Frequency = 100khz or 10uS On time=5uS off time=5us.
Supply =10V Inductor value so 10volts for 5uS will cause a current slope of 1A.
Assuming perfect parts: Inductor resistance=0, diode drop=0v, no loss in MOSFET.

At start Vin=10V, Vout=10V
T=0 MOSFET turns on. Current ramps from 0 to 1A in 5uS
MOSFET is off. Current flows into output capacitor. There is 0 voltage across the inductor so the current can not ramp down so the current remains at 1A.
T=10uS MOSFET turns on, Current starts out at 1A, The controller sees the current is at 1A and turns off in 100nS. As fast as it can. Power is put into the inductor for only 1% of the time. Power charges up the output capacitor for 99% of the time. One might think the diode current is a 50% duty cycle current ramp from1A to 0A. But it is 99% and 1A square wave. The output will charge 4x faster. 50% to 99% is about 2x and triangle to square wave is 2x so 4x.

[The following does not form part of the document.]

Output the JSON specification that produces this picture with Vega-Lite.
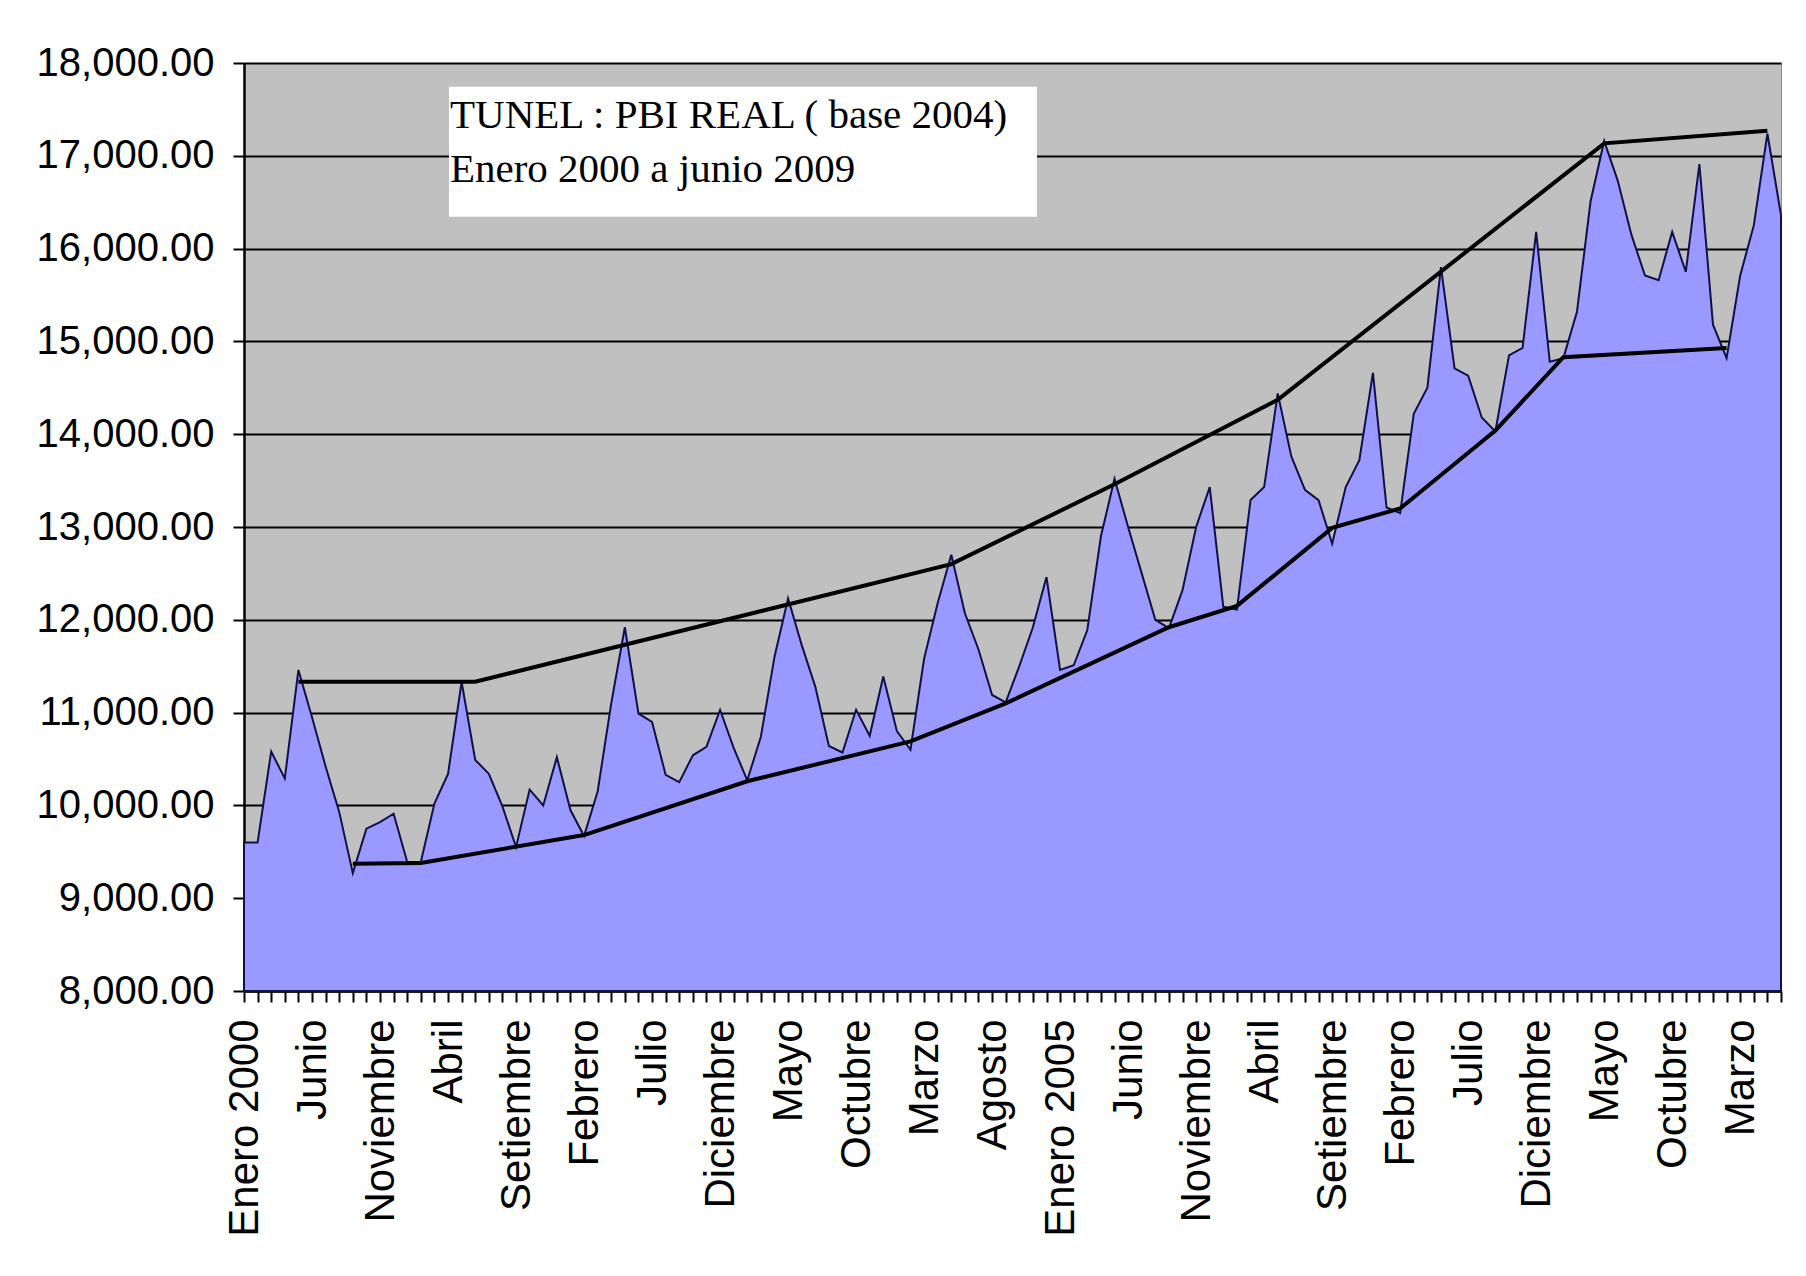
{
  "$schema": "https://vega.github.io/schema/vega-lite/v6.json",
  "width": 1537,
  "height": 928,
  "autosize": {"type": "none"},
  "padding": {"left": 244, "top": 63, "right": 25, "bottom": 285},
  "background": "white",
  "config": {
    "view": {"fill": "#C0C0C0", "stroke": "#8c8c8c", "strokeWidth": 1},
    "axis": {"labelFont": "Liberation Sans", "labelFontSize": 40, "labelColor": "#000000", "domainColor": "#000000", "tickColor": "#000000", "title": null, "labelLimit": 0}
  },
  "datasets": {
    "pbi": [
      {"idx": 0, "valor": 9600}, {"idx": 1, "valor": 9600}, {"idx": 2, "valor": 10580}, {"idx": 3, "valor": 10290},
      {"idx": 4, "valor": 11460}, {"idx": 5, "valor": 10950}, {"idx": 6, "valor": 10420}, {"idx": 7, "valor": 9930},
      {"idx": 8, "valor": 9270}, {"idx": 9, "valor": 9750}, {"idx": 10, "valor": 9820}, {"idx": 11, "valor": 9910},
      {"idx": 12, "valor": 9390}, {"idx": 13, "valor": 9390}, {"idx": 14, "valor": 10020}, {"idx": 15, "valor": 10340},
      {"idx": 16, "valor": 11330}, {"idx": 17, "valor": 10490}, {"idx": 18, "valor": 10340}, {"idx": 19, "valor": 9990},
      {"idx": 20, "valor": 9550}, {"idx": 21, "valor": 10170}, {"idx": 22, "valor": 10000}, {"idx": 23, "valor": 10520},
      {"idx": 24, "valor": 9950}, {"idx": 25, "valor": 9670}, {"idx": 26, "valor": 10150}, {"idx": 27, "valor": 11100},
      {"idx": 28, "valor": 11920}, {"idx": 29, "valor": 10990}, {"idx": 30, "valor": 10900}, {"idx": 31, "valor": 10330},
      {"idx": 32, "valor": 10250}, {"idx": 33, "valor": 10540}, {"idx": 34, "valor": 10630}, {"idx": 35, "valor": 11030},
      {"idx": 36, "valor": 10620}, {"idx": 37, "valor": 10270}, {"idx": 38, "valor": 10740}, {"idx": 39, "valor": 11600},
      {"idx": 40, "valor": 12230}, {"idx": 41, "valor": 11730}, {"idx": 42, "valor": 11280}, {"idx": 43, "valor": 10640},
      {"idx": 44, "valor": 10570}, {"idx": 45, "valor": 11030}, {"idx": 46, "valor": 10750}, {"idx": 47, "valor": 11390},
      {"idx": 48, "valor": 10800}, {"idx": 49, "valor": 10600}, {"idx": 50, "valor": 11580}, {"idx": 51, "valor": 12180},
      {"idx": 52, "valor": 12700}, {"idx": 53, "valor": 12070}, {"idx": 54, "valor": 11680}, {"idx": 55, "valor": 11190},
      {"idx": 56, "valor": 11110}, {"idx": 57, "valor": 11500}, {"idx": 58, "valor": 11920}, {"idx": 59, "valor": 12460},
      {"idx": 60, "valor": 11460}, {"idx": 61, "valor": 11510}, {"idx": 62, "valor": 11890}, {"idx": 63, "valor": 12900},
      {"idx": 64, "valor": 13520}, {"idx": 65, "valor": 13000}, {"idx": 66, "valor": 12500}, {"idx": 67, "valor": 12000},
      {"idx": 68, "valor": 11910}, {"idx": 69, "valor": 12320}, {"idx": 70, "valor": 13000}, {"idx": 71, "valor": 13430},
      {"idx": 72, "valor": 12140}, {"idx": 73, "valor": 12110}, {"idx": 74, "valor": 13290}, {"idx": 75, "valor": 13430},
      {"idx": 76, "valor": 14440}, {"idx": 77, "valor": 13760}, {"idx": 78, "valor": 13400}, {"idx": 79, "valor": 13290},
      {"idx": 80, "valor": 12820}, {"idx": 81, "valor": 13430}, {"idx": 82, "valor": 13720}, {"idx": 83, "valor": 14660},
      {"idx": 84, "valor": 13210}, {"idx": 85, "valor": 13150}, {"idx": 86, "valor": 14220}, {"idx": 87, "valor": 14500},
      {"idx": 88, "valor": 15800}, {"idx": 89, "valor": 14710}, {"idx": 90, "valor": 14630}, {"idx": 91, "valor": 14180},
      {"idx": 92, "valor": 14030}, {"idx": 93, "valor": 14850}, {"idx": 94, "valor": 14930}, {"idx": 95, "valor": 16180},
      {"idx": 96, "valor": 14780}, {"idx": 97, "valor": 14820}, {"idx": 98, "valor": 15320}, {"idx": 99, "valor": 16510},
      {"idx": 100, "valor": 17160}, {"idx": 101, "valor": 16730}, {"idx": 102, "valor": 16150}, {"idx": 103, "valor": 15710},
      {"idx": 104, "valor": 15660}, {"idx": 105, "valor": 16180}, {"idx": 106, "valor": 15750}, {"idx": 107, "valor": 16910},
      {"idx": 108, "valor": 15180}, {"idx": 109, "valor": 14820}, {"idx": 110, "valor": 15710}, {"idx": 111, "valor": 16250},
      {"idx": 112, "valor": 17240}, {"idx": 113, "valor": 16360}
    ],
    "tunel": [
      {"serie": "superior", "idx": 4, "valor": 11333},
      {"serie": "superior", "idx": 17, "valor": 11333},
      {"serie": "superior", "idx": 52, "valor": 12600},
      {"serie": "superior", "idx": 64, "valor": 13460},
      {"serie": "superior", "idx": 76, "valor": 14370},
      {"serie": "superior", "idx": 100, "valor": 17134},
      {"serie": "superior", "idx": 112, "valor": 17270},
      {"serie": "inferior", "idx": 8, "valor": 9370},
      {"serie": "inferior", "idx": 13, "valor": 9380},
      {"serie": "inferior", "idx": 25, "valor": 9680},
      {"serie": "inferior", "idx": 37, "valor": 10260},
      {"serie": "inferior", "idx": 49, "valor": 10690},
      {"serie": "inferior", "idx": 56, "valor": 11100},
      {"serie": "inferior", "idx": 68, "valor": 11920},
      {"serie": "inferior", "idx": 73, "valor": 12150},
      {"serie": "inferior", "idx": 80, "valor": 12990},
      {"serie": "inferior", "idx": 85, "valor": 13200},
      {"serie": "inferior", "idx": 92, "valor": 14040},
      {"serie": "inferior", "idx": 97, "valor": 14830},
      {"serie": "inferior", "idx": 109, "valor": 14930}
    ]
  },
  "layer": [
    {
      "data": {"name": "pbi"},
      "mark": {"type": "area", "fill": "#9999FF", "stroke": "#10104a", "strokeWidth": 2, "strokeJoin": "miter"},
      "encoding": {
        "x": {
          "field": "idx", "type": "quantitative",
          "scale": {"domain": [0, 113], "nice": false, "zero": false},
          "axis": {
            "values": [0,1,2,3,4,5,6,7,8,9,10,11,12,13,14,15,16,17,18,19,20,21,22,23,24,25,26,27,28,29,30,31,32,33,34,35,36,37,38,39,40,41,42,43,44,45,46,47,48,49,50,51,52,53,54,55,56,57,58,59,60,61,62,63,64,65,66,67,68,69,70,71,72,73,74,75,76,77,78,79,80,81,82,83,84,85,86,87,88,89,90,91,92,93,94,95,96,97,98,99,100,101,102,103,104,105,106,107,108,109,110,111,112,113],
            "tickCount": 500,
            "labelExpr": "datum.value % 5 === 0 ? ['Enero 2000','Junio','Noviembre','Abril','Setiembre','Febrero','Julio','Diciembre','Mayo','Octubre','Marzo','Agosto','Enero 2005','Junio','Noviembre','Abril','Setiembre','Febrero','Julio','Diciembre','Mayo','Octubre','Marzo'][datum.value / 5] : ''",
            "labelAngle": -90, "labelAlign": "right", "labelBaseline": "middle",
            "labelFontSize": 42,
            "labelOverlap": false, "labelBound": false, "labelFlush": false,
            "labelPadding": 17, "tickSize": 11, "tickWidth": 2, "domainWidth": 2.5,
            "grid": false
          }
        },
        "y": {
          "field": "valor", "type": "quantitative",
          "scale": {"domain": [8000, 18000], "nice": false, "zero": false},
          "axis": {
            "values": [8000, 9000, 10000, 11000, 12000, 13000, 14000, 15000, 16000, 17000, 18000],
            "tickCount": 20,
            "format": ",.2f",
            "grid": true, "gridColor": "#000000", "gridWidth": 2, "gridOpacity": 1,
            "tickSize": 11, "tickWidth": 2, "domainWidth": 2.5, "labelPadding": 19
          }
        },
        "y2": {"datum": 8000}
      }
    },
    {
      "data": {"name": "tunel"},
      "mark": {"type": "line", "color": "#000000", "strokeWidth": 4},
      "encoding": {
        "x": {"field": "idx", "type": "quantitative"},
        "y": {"field": "valor", "type": "quantitative"},
        "detail": {"field": "serie"}
      }
    },
    {
      "data": {"values": [{}]},
      "mark": {"type": "rect", "fill": "#FFFFFF"},
      "encoding": {
        "x": {"datum": 15.07, "type": "quantitative"},
        "x2": {"datum": 58.3},
        "y": {"datum": 17745, "type": "quantitative"},
        "y2": {"datum": 16344}
      }
    },
    {
      "data": {"values": [{}]},
      "mark": {"type": "text", "text": "TUNEL : PBI REAL ( base 2004)", "font": "Liberation Serif", "fontSize": 41, "align": "left", "baseline": "alphabetic", "dx": 1, "color": "#000000"},
      "encoding": {
        "x": {"datum": 15.07, "type": "quantitative"},
        "y": {"datum": 17296, "type": "quantitative"}
      }
    },
    {
      "data": {"values": [{}]},
      "mark": {"type": "text", "text": "Enero 2000 a junio 2009", "font": "Liberation Serif", "fontSize": 41, "align": "left", "baseline": "alphabetic", "dx": 1, "color": "#000000"},
      "encoding": {
        "x": {"datum": 15.07, "type": "quantitative"},
        "y": {"datum": 16721, "type": "quantitative"}
      }
    }
  ]
}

When Vout=15V the current will charge from 0.5A to 1A and current will discharge form 1A to 0.5A. There is more energy in a ramp (1A to 0.5A) than in a ramp (1A to 0A). So the output capacitor will charge faster.

When Vout=20V the current will ramp from 0 to 1 and from 1 back to 0.

When Vout>20V the supply will go dis-continuous.
At Vout=50V
Current will ramp 0,1,2,3,4,5A when the MOSFET is on. Then down from 5A to 0A in 1nS and set at 0A for the next 4uS.

Current feedback keeps things from braking because of too much current.
Voltage feedback keeps things from braking because of too much voltage.